When coaching CrossFit athletes on their mindset, (whether in the Inner Athlete Performance Camp or elsewhere) I hear variations of the following line all the time:
"It just feels like I keep on getting knocked back. I can’t make any progress before something fucks me over”
Of course you do! Welcome to life. If I've learned two things over my 25 years, they're:
A. No matter what you have in mind, things will rarely go exactly as expected.
B. The former has no bearing on how happy, successful, strong, healthy or fulfilled you will be.
In fact, there are a select few people in my life who have suffered more turmoil than one person should ever have to endure. Yet, it's these people who are the strongest of mind and the most enjoyable to be around.

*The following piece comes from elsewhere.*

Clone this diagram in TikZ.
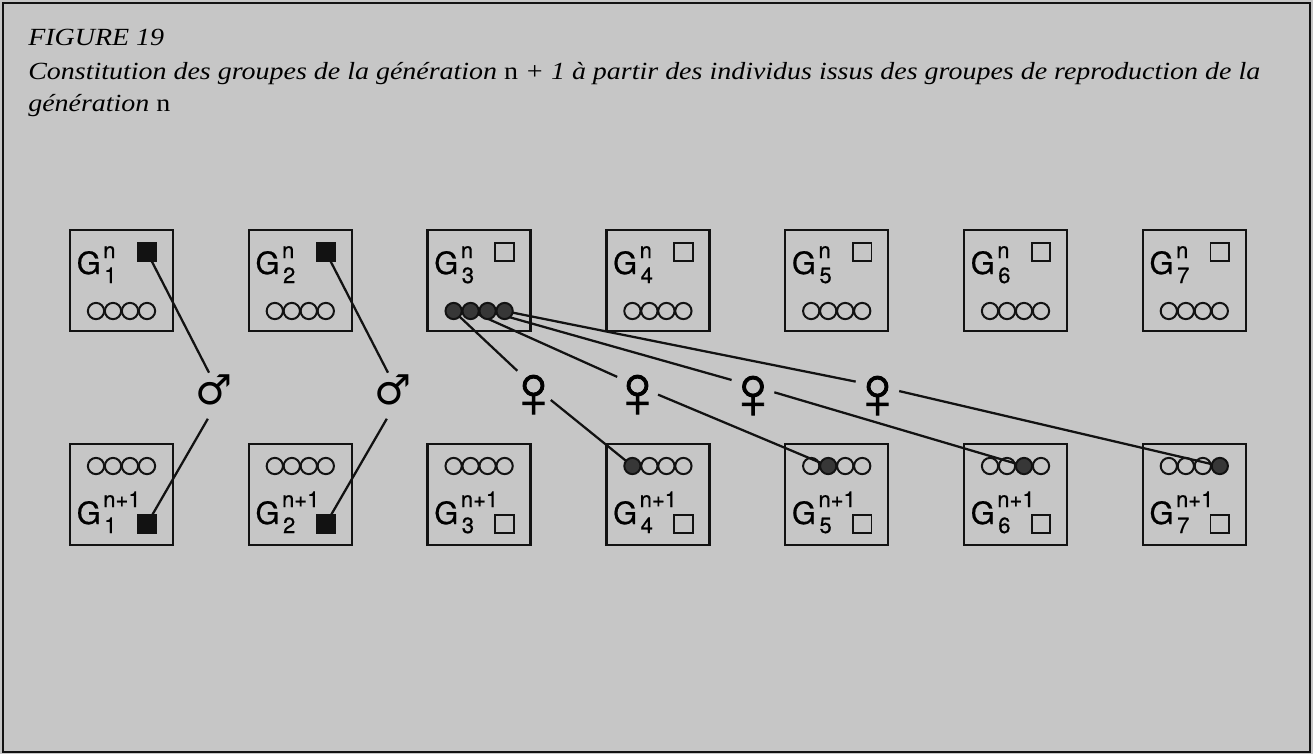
\documentclass[tikz,border=0pt]{standalone}
\usepackage{fontspec}
\newfontfamily\hvfont[FakeBold=0.6]{TeX Gyre Heros}
\newfontfamily\msymfont{DejaVu Sans}
\newfontfamily\fsymfont[FakeBold=1.2]{Liberation Sans}
\newfontfamily\ttlfont{Liberation Serif}
\usetikzlibrary{calc}
\pgfdeclarelayer{bgl}
\pgfdeclarelayer{lnl}
\pgfsetlayers{bgl,lnl,main}
\definecolor{paper}{RGB}{198,198,198}
\definecolor{ink}{RGB}{18,18,18}
\definecolor{dotfill}{RGB}{55,55,55}
\newcommand\titlef{\ttlfont\fontsize{18.5}{22}\selectfont\itshape}
\newlength\titlew
\tikzset{
  grp/.style={draw=ink, line width=1.9pt, minimum width=77.25pt, minimum height=75.75pt, inner sep=0pt},
  sqbox/.style={draw=ink, line width=1.4pt, minimum size=14pt, inner sep=0pt},
  ring/.style={circle, draw=ink, line width=1.5pt, minimum size=12.2pt, inner sep=0pt},
  fring/.style={ring, fill=dotfill},
  glab/.style={font=\hvfont\fontsize{23}{23}\selectfont, anchor=base west, inner sep=0pt},
  gidx/.style={font=\hvfont\fontsize{16.5}{16.5}\selectfont, anchor=base west, inner sep=0pt},
  msym/.style={font=\msymfont\fontsize{31}{31}\selectfont, inner sep=0pt},
  fsym/.style={font=\fsymfont\fontsize{56}{56}\selectfont, inner sep=0pt},
  fgap/.style={circle, minimum size=33pt, inner sep=0pt},
  mgap/.style={circle, minimum size=39pt, inner sep=0pt},
  link/.style={draw=ink, line width=1.7pt},
  ttl/.style={anchor=base west, inner sep=0pt, font=\titlef}
}
\begin{document}
\settowidth\titlew{\titlef Constitution des groupes de la génération \textup{n} + 1 à partir des individus issus des groupes de reproduction de la}
\pgfmathsetmacro\tsx{924/\titlew}
\begin{tikzpicture}[x=0.75pt, y=-0.75pt]
\useasboundingbox (0,0) rectangle (1313,754);
\begin{pgfonlayer}{bgl}
  \fill[paper] (0,0) rectangle (1313,754);
  \draw[ink, line width=1pt] (3,3) rectangle (1310,752);
\end{pgfonlayer}
% title
\node[ttl] (fig) at (28,45) {\scalebox{\tsx}[1]{FIGURE 19}};
\node[ttl] (cap1) at (28,79) {\scalebox{\tsx}[1]{Constitution des groupes de la génération \textup{n} + 1 à partir des individus issus des groupes de reproduction de la}};
\node[ttl] (cap2) at (28,111) {\scalebox{\tsx}[1]{génération \textup{n}}};
% groups
\foreach \i in {1,...,7}{
  \pgfmathsetmacro\xc{121.5+178.8*(\i-1)}
  \pgfmathtruncatemacro\fk{\i-3}
  % top group (generation n)
  \node[grp] (t\i) at (\xc,280.5) {};
  \ifnum\i<3
    \node[sqbox, fill=ink] (ts\i) at (\xc+25.5,252) {};
  \else
    \node[sqbox] (ts\i) at (\xc+25.5,252) {};
  \fi
  \node[glab] (tg\i) at (\xc-45,274) {G};
  \node[gidx] (tn\i) at (\xc-18.5,258) {n};
  \node[gidx] (ti\i) at (\xc-17.5,283) {\i};
  \foreach \k/\dx in {1/-25.5,2/-8.5,3/8.5,4/25.5}{
    \ifnum\i=3
      \node[fring] (tc\i\k) at (\xc+\dx,311) {};
    \else
      \node[ring] (tc\i\k) at (\xc+\dx,311) {};
    \fi
  }
  % bottom group (generation n+1)
  \node[grp] (b\i) at (\xc,494.5) {};
  \ifnum\i<3
    \node[sqbox, fill=ink] (bs\i) at (\xc+25.5,524) {};
  \else
    \node[sqbox] (bs\i) at (\xc+25.5,524) {};
  \fi
  \node[glab] (bg\i) at (\xc-45,524) {G};
  \node[gidx] (bn\i) at (\xc-18.5,507) {n+1};
  \node[gidx] (bi\i) at (\xc-17.5,533) {\i};
  \foreach \k/\dx in {1/-25.5,2/-8.5,3/8.5,4/25.5}{
    \ifnum\k=\fk
      \node[fring] (bc\i\k) at (\xc+\dx,466) {};
    \else
      \node[ring] (bc\i\k) at (\xc+\dx,466) {};
    \fi
  }
}
% sex symbols
\node[msym] (m1t) at (214,390) {♂};
\node[mgap] (m1) at (221,396) {};
\node[msym] (m2t) at (393,390) {♂};
\node[mgap] (m2) at (400,396) {};
\node[fsym] (f1t) at (533.5,396) {♀};
\node[fgap] (f1) at (533.5,386) {};
\node[fsym] (f2t) at (637.5,396) {♀};
\node[fgap] (f2) at (637.5,386) {};
\node[fsym] (f3t) at (753,397) {♀};
\node[fgap] (f3) at (753,386) {};
\node[fsym] (f4t) at (877.5,397) {♀};
\node[fgap] (f4) at (877.5,386) {};
% connectors
\begin{pgfonlayer}{lnl}
  \draw[link] (ts1.center) -- (m1);
  \draw[link] (m1) -- (bs1.center);
  \draw[link] (ts2.center) -- (m2);
  \draw[link] (m2) -- (bs2.center);
  \draw[link] (tc31.center) -- (f1);
  \draw[link] (f1) -- (bc41.center);
  \draw[link] (tc32.center) -- (f2);
  \draw[link] (f2) -- (bc52.center);
  \draw[link] (tc33.center) -- (f3);
  \draw[link] (f3) -- (bc63.center);
  \draw[link] (tc34.center) -- (f4);
  \draw[link] (f4) -- (bc74.center);
\end{pgfonlayer}
\end{tikzpicture}
\end{document}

It’s those people too that stride purposely towards their goals without objection to any misplaced steps.
Your path to your ultimate goal will be littered with hardship, injury, set-backs and more fear than you would ever expect. Yet it's these events, and more importantly the refusal to let them impede you, that will make you.
When reading something like this, it's easy to be pumped up momentarily before falling back into routine.
The mindset you seek is not given, but built. It's created thought by thought, action by action and yes, set-back by set-back.
It is something that's cultivated and the only way to make that happen it is to start small.
So next time you're struggling, know this:
One more rep now, builds more than a physiological response. It builds fortitude and a champ's mindset.
"What is to give light, must endure burning" - Viktor Frankl
P.s. Why mindset? Because without it, fuck all else matters.